Under the Representation of the People Act 1983, election material must include the name and address of those promoted by the document, the promoter, and the printer. A failure to do so risks a £5,000 fine and a three-year disqualification from elective office.
But in a ruling handed down on Wednesday, Mr Justice Butcher said he was “satisfied” that Reform’s candidate Matt Goodwin and his election agent, Adam Rawlinson, should not be sanctioned for the rule breach and had taken “appropriate steps to put it right”.

It came after lawyers for Reform UK admitted that the leaflet was sent to 81,000 people before the issue was raised.
GB News presenter Mr Goodwin is standing for the party in the by-election on Thursday, with Reform attempting to win a seat Labour held with more than 50 per cent of the vote in the general election.
At a hearing last week, lawyers acting for him and Mr Rawlinson told the High Court that some of Mr Goodwin’s election leaflets failed to include a “statutory imprint”, which constituted “inadvertent illegal practice”.
At a subsequent hearing on Wednesday, they asked the court to rule that they do not have to face a fine of up to £5,000 for what their barrister described as an “honest administrative error” caused by the company which printed the leaflets.
In a statement earlier this month, the printer Reform commissioned to produce the leaflet took responsibility for the error, with a spokesperson for Hardings Print Solutions Limited saying: "Reform UK did not request or authorise the removal of the imprint. The omission arose from Hardings Printers’ production process.
"The party supplied artwork which correctly included the legally required imprint, and a compliant proof was produced and approved.”
Meanwhile, a Reform spokesman said: “The campaign commissioned a letter from a local constituent, which was supplied to our print contractor with the full and correct legal imprint, fully compliant with election law.
“Print-ready proofs were provided by the supplier and approved by the campaign. Those proofs clearly included the legal imprint in the correct form.”
Delivering a verdict on Wednesday, Mr Justice Butcher said: “I am satisfied that the relevant act or omission arose from inadvertence or some other reasonable cause of a like nature, and did not arise from a want of good faith... The evidence satisfies me that during production, an error occurred due to a change of font.”
The judge added: “I am satisfied that that was neither requested nor authorised by the claimants.”
Adam Richardson, for Mr Goodwin and Mr Rawlinson, told the court in London that the draft versions of the leaflet sent between Mr Goodwin’s team and the printers, Hardings Print Solutions, all included the imprint and were checked “in the usual way multiple times”.
He continued that “for reasons known only to themselves, Hardings decided to put on a different font at the last minute”.
He said: “Had [Mr Goodwin and Mr Rawlinson] known that was going to take place, they would have prevented it.”

The barrister also said: “It should not have been done, it was not requested, it is unclear why it did happen, but as a result of that, the imprint was truncated off the bottom.”

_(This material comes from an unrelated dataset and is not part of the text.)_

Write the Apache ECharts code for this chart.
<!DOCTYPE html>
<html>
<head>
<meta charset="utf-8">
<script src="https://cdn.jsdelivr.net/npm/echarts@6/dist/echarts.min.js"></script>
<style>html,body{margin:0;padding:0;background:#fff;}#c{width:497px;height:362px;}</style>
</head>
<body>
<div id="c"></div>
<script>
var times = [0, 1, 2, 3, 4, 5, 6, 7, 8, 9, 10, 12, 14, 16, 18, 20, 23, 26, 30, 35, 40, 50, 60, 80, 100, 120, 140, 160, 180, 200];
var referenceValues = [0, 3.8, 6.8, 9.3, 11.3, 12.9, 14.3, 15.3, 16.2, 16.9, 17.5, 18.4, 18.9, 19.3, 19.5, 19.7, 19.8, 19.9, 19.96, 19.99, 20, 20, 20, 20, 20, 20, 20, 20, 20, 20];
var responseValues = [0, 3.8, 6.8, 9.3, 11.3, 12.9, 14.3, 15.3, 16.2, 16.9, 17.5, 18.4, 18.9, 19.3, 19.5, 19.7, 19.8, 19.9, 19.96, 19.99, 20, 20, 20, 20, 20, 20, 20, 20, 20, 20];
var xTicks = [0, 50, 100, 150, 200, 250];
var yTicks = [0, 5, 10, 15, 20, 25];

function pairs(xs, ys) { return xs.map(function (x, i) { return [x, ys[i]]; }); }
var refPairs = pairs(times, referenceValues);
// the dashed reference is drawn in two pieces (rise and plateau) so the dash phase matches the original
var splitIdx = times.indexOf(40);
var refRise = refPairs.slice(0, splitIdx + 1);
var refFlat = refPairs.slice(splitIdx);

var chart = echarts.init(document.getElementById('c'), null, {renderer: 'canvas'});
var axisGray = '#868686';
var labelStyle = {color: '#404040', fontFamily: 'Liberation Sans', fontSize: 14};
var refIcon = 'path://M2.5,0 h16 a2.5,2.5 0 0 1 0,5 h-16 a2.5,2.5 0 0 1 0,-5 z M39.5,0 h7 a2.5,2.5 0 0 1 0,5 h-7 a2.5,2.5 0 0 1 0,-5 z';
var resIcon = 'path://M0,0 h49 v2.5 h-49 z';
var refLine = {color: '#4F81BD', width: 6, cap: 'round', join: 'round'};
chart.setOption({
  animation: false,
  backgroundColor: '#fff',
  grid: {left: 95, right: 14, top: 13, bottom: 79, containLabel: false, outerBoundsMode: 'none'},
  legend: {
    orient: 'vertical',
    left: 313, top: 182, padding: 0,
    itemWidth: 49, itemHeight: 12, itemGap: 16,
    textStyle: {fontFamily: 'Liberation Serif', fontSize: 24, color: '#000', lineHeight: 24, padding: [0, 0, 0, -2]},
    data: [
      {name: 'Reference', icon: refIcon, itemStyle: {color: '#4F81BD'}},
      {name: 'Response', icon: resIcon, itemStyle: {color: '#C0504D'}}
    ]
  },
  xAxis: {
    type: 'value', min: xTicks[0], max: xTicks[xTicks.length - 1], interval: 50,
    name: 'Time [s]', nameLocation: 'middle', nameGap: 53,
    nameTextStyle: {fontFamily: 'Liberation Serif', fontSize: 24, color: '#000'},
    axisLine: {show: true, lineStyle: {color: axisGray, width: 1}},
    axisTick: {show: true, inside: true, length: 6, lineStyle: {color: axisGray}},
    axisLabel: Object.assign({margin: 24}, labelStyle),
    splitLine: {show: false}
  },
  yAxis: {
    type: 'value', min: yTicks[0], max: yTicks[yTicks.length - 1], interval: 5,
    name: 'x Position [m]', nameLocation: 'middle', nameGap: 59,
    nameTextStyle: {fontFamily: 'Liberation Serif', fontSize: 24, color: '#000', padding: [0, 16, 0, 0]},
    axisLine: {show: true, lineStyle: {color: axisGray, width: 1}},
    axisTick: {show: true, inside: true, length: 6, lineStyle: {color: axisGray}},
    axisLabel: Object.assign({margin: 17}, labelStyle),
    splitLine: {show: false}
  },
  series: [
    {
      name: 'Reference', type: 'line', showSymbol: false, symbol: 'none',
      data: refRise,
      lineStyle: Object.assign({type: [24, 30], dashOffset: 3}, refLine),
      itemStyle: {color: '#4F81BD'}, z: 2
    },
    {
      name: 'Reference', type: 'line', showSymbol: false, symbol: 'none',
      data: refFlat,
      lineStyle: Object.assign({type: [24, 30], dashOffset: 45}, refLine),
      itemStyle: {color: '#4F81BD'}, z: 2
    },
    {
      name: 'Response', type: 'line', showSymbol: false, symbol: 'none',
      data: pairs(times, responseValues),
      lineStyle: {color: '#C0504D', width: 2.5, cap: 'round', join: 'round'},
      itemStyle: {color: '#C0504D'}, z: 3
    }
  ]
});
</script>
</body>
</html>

In written submissions, the barrister said that his clients should not be sanctioned as the rule breach was “limited in scope, technical in nature, and had no material impact on the election”.
He continued that the Act allows a judge to order that a person should not face consequences for “illegal practice” if it arose from “inadvertence or from accidental miscalculation” and “did not arise from any want of good faith”.

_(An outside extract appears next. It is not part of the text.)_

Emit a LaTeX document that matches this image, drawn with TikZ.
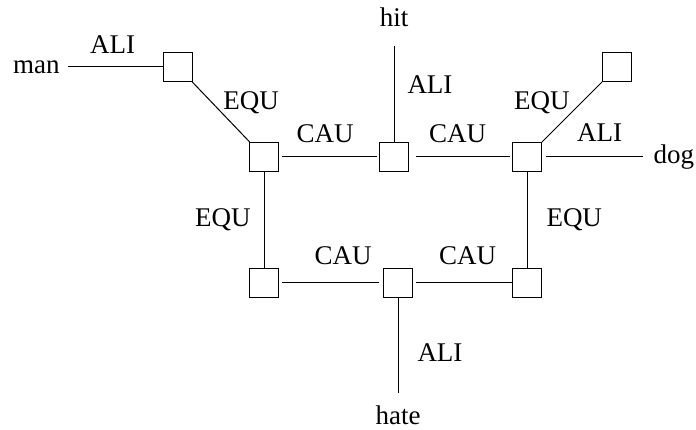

The Crown Prosecution Service and the acting returning officer for the by-election had been made aware of the issue, the barrister said.
He told the court: “Without relief, they face the risk of criminal prosecution, a fine, a three-year disqualification from elective office, and, if Mr Goodwin were elected, potential invalidation of the result.”
Lawyers on behalf of the acting returning officer attended the hearing, but made no representations, and no other party was represented.